- **PROBLEM DESCRIPTION**: Output the material word for word. Leave each picture out.

### DATASET SECTION

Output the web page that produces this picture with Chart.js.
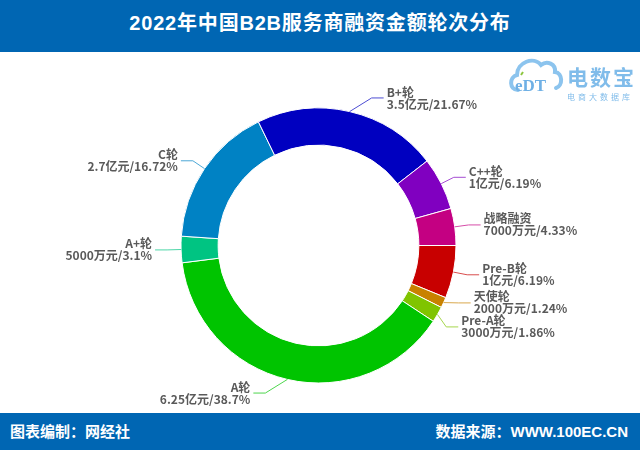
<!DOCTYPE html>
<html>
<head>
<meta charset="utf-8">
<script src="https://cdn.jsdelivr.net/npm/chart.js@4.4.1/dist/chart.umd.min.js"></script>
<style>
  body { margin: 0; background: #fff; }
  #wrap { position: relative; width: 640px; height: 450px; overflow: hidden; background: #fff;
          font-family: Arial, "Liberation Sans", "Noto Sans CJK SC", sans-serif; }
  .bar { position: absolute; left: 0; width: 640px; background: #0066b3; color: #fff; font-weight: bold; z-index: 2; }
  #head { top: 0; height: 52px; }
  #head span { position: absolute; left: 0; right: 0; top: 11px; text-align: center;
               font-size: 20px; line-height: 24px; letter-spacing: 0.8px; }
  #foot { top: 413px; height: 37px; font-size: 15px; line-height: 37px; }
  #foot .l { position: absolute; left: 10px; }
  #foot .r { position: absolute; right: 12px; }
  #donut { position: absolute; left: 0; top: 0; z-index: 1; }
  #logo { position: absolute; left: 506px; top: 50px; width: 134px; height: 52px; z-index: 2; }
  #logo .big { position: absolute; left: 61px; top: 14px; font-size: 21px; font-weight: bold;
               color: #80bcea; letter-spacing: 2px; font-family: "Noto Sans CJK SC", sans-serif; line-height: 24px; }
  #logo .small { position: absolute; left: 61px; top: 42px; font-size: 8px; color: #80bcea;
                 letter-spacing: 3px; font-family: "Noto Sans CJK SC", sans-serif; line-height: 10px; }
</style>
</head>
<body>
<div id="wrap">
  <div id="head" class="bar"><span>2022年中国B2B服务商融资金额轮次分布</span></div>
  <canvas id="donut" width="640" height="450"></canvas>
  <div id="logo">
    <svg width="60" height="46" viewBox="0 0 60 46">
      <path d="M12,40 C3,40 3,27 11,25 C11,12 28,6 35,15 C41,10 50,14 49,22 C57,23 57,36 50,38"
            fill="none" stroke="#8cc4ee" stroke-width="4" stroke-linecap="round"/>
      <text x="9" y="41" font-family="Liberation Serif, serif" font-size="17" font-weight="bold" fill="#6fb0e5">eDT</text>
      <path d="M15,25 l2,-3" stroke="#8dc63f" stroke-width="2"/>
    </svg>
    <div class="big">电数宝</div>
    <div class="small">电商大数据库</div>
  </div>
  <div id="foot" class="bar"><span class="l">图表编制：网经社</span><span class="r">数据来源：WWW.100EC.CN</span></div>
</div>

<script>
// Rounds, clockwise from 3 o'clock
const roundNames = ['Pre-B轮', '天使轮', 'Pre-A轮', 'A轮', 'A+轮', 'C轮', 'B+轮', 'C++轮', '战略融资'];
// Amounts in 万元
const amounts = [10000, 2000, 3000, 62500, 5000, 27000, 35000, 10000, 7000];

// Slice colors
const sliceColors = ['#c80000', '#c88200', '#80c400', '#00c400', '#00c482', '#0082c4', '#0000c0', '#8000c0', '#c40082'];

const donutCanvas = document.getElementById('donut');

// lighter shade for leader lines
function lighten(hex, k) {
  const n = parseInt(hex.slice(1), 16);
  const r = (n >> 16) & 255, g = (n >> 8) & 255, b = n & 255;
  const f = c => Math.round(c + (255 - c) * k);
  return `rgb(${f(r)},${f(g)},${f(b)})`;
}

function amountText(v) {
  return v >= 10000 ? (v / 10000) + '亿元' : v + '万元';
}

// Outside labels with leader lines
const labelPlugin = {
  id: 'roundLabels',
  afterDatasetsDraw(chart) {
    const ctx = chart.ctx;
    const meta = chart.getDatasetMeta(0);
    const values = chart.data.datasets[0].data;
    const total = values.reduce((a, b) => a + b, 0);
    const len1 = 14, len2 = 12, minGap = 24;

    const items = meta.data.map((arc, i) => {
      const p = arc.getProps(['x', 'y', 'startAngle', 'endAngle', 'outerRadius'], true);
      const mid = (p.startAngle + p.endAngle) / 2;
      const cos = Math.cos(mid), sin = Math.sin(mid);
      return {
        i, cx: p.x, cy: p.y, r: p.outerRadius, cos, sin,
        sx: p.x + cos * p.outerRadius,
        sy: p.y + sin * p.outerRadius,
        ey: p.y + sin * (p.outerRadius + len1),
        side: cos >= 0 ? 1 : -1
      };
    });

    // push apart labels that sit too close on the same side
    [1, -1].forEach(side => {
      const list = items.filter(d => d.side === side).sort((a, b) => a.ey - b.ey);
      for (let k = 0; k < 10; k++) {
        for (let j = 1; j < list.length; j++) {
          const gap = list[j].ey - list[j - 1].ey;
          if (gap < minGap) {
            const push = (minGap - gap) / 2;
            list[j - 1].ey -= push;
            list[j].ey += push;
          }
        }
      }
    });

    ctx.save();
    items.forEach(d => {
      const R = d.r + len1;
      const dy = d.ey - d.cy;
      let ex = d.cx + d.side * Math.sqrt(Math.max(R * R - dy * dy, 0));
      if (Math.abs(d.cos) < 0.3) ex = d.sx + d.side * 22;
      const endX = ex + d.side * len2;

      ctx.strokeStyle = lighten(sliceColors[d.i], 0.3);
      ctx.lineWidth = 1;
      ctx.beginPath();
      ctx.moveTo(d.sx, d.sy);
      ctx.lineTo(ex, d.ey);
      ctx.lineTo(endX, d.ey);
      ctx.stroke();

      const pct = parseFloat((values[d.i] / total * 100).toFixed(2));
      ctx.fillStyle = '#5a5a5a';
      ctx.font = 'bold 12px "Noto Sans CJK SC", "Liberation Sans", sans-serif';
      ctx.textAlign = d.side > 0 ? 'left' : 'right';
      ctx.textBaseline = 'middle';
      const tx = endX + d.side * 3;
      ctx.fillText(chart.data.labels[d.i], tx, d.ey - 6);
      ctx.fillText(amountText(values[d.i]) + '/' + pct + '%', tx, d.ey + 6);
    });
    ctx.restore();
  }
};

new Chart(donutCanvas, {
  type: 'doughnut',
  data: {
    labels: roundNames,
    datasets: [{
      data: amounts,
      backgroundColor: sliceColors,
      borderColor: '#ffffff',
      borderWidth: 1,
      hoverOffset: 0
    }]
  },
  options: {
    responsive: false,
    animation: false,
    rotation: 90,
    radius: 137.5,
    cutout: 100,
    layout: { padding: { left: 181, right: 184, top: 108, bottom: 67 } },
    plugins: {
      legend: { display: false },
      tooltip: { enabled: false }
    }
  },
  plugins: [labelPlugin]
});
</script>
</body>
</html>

######

- **RESPONSE TO THE EXERCISE**:
Output the web page that produces this picture with Chart.js.
<!DOCTYPE html>
<html>
<head>
<meta charset="utf-8">
<script src="https://cdn.jsdelivr.net/npm/chart.js@4.4.1/dist/chart.umd.min.js"></script>
<style>
  body { margin: 0; background: #fff; }
  #wrap { position: relative; width: 640px; height: 450px; overflow: hidden; background: #fff;
          font-family: Arial, "Liberation Sans", "Noto Sans CJK SC", sans-serif; }
  .bar { position: absolute; left: 0; width: 640px; background: #0066b3; color: #fff; font-weight: bold; z-index: 2; }
  #head { top: 0; height: 52px; }
  #head span { position: absolute; left: 0; right: 0; top: 11px; text-align: center;
               font-size: 20px; line-height: 24px; letter-spacing: 0.8px; }
  #foot { top: 413px; height: 37px; font-size: 15px; line-height: 37px; }
  #foot .l { position: absolute; left: 10px; }
  #foot .r { position: absolute; right: 12px; }
  #donut { position: absolute; left: 0; top: 0; z-index: 1; }
  #logo { position: absolute; left: 506px; top: 50px; width: 134px; height: 52px; z-index: 2; }
  #logo .big { position: absolute; left: 61px; top: 14px; font-size: 21px; font-weight: bold;
               color: #80bcea; letter-spacing: 2px; font-family: "Noto Sans CJK SC", sans-serif; line-height: 24px; }
  #logo .small { position: absolute; left: 61px; top: 42px; font-size: 8px; color: #80bcea;
                 letter-spacing: 3px; font-family: "Noto Sans CJK SC", sans-serif; line-height: 10px; }
</style>
</head>
<body>
<div id="wrap">
  <div id="head" class="bar"><span>2022年中国B2B服务商融资金额轮次分布</span></div>
  <canvas id="donut" width="640" height="450"></canvas>
  <div id="logo">
    <svg width="60" height="46" viewBox="0 0 60 46">
      <path d="M12,40 C3,40 3,27 11,25 C11,12 28,6 35,15 C41,10 50,14 49,22 C57,23 57,36 50,38"
            fill="none" stroke="#8cc4ee" stroke-width="4" stroke-linecap="round"/>
      <text x="9" y="41" font-family="Liberation Serif, serif" font-size="17" font-weight="bold" fill="#6fb0e5">eDT</text>
      <path d="M15,25 l2,-3" stroke="#8dc63f" stroke-width="2"/>
    </svg>
    <div class="big">电数宝</div>
    <div class="small">电商大数据库</div>
  </div>
  <div id="foot" class="bar"><span class="l">图表编制：网经社</span><span class="r">数据来源：WWW.100EC.CN</span></div>
</div>

<script>
// Rounds, clockwise from 3 o'clock
const roundNames = ['Pre-B轮', '天使轮', 'Pre-A轮', 'A轮', 'A+轮', 'C轮', 'B+轮', 'C++轮', '战略融资'];
// Amounts in 万元
const amounts = [10000, 2000, 3000, 62500, 5000, 27000, 35000, 10000, 7000];

// Slice colors
const sliceColors = ['#c80000', '#c88200', '#80c400', '#00c400', '#00c482', '#0082c4', '#0000c0', '#8000c0', '#c40082'];

const donutCanvas = document.getElementById('donut');

// lighter shade for leader lines
function lighten(hex, k) {
  const n = parseInt(hex.slice(1), 16);
  const r = (n >> 16) & 255, g = (n >> 8) & 255, b = n & 255;
  const f = c => Math.round(c + (255 - c) * k);
  return `rgb(${f(r)},${f(g)},${f(b)})`;
}

function amountText(v) {
  return v >= 10000 ? (v / 10000) + '亿元' : v + '万元';
}

// Outside labels with leader lines
const labelPlugin = {
  id: 'roundLabels',
  afterDatasetsDraw(chart) {
    const ctx = chart.ctx;
    const meta = chart.getDatasetMeta(0);
    const values = chart.data.datasets[0].data;
    const total = values.reduce((a, b) => a + b, 0);
    const len1 = 14, len2 = 12, minGap = 24;

    const items = meta.data.map((arc, i) => {
      const p = arc.getProps(['x', 'y', 'startAngle', 'endAngle', 'outerRadius'], true);
      const mid = (p.startAngle + p.endAngle) / 2;
      const cos = Math.cos(mid), sin = Math.sin(mid);
      return {
        i, cx: p.x, cy: p.y, r: p.outerRadius, cos, sin,
        sx: p.x + cos * p.outerRadius,
        sy: p.y + sin * p.outerRadius,
        ey: p.y + sin * (p.outerRadius + len1),
        side: cos >= 0 ? 1 : -1
      };
    });

    // push apart labels that sit too close on the same side
    [1, -1].forEach(side => {
      const list = items.filter(d => d.side === side).sort((a, b) => a.ey - b.ey);
      for (let k = 0; k < 10; k++) {
        for (let j = 1; j < list.length; j++) {
          const gap = list[j].ey - list[j - 1].ey;
          if (gap < minGap) {
            const push = (minGap - gap) / 2;
            list[j - 1].ey -= push;
            list[j].ey += push;
          }
        }
      }
    });

    ctx.save();
    items.forEach(d => {
      const R = d.r + len1;
      const dy = d.ey - d.cy;
      let ex = d.cx + d.side * Math.sqrt(Math.max(R * R - dy * dy, 0));
      if (Math.abs(d.cos) < 0.3) ex = d.sx + d.side * 22;
      const endX = ex + d.side * len2;

      ctx.strokeStyle = lighten(sliceColors[d.i], 0.3);
      ctx.lineWidth = 1;
      ctx.beginPath();
      ctx.moveTo(d.sx, d.sy);
      ctx.lineTo(ex, d.ey);
      ctx.lineTo(endX, d.ey);
      ctx.stroke();

      const pct = parseFloat((values[d.i] / total * 100).toFixed(2));
      ctx.fillStyle = '#5a5a5a';
      ctx.font = 'bold 12px "Noto Sans CJK SC", "Liberation Sans", sans-serif';
      ctx.textAlign = d.side > 0 ? 'left' : 'right';
      ctx.textBaseline = 'middle';
      const tx = endX + d.side * 3;
      ctx.fillText(chart.data.labels[d.i], tx, d.ey - 6);
      ctx.fillText(amountText(values[d.i]) + '/' + pct + '%', tx, d.ey + 6);
    });
    ctx.restore();
  }
};

new Chart(donutCanvas, {
  type: 'doughnut',
  data: {
    labels: roundNames,
    datasets: [{
      data: amounts,
      backgroundColor: sliceColors,
      borderColor: '#ffffff',
      borderWidth: 1,
      hoverOffset: 0
    }]
  },
  options: {
    responsive: false,
    animation: false,
    rotation: 90,
    radius: 137.5,
    cutout: 100,
    layout: { padding: { left: 181, right: 184, top: 108, bottom: 67 } },
    plugins: {
      legend: { display: false },
      tooltip: { enabled: false }
    }
  },
  plugins: [labelPlugin]
});
</script>
</body>
</html>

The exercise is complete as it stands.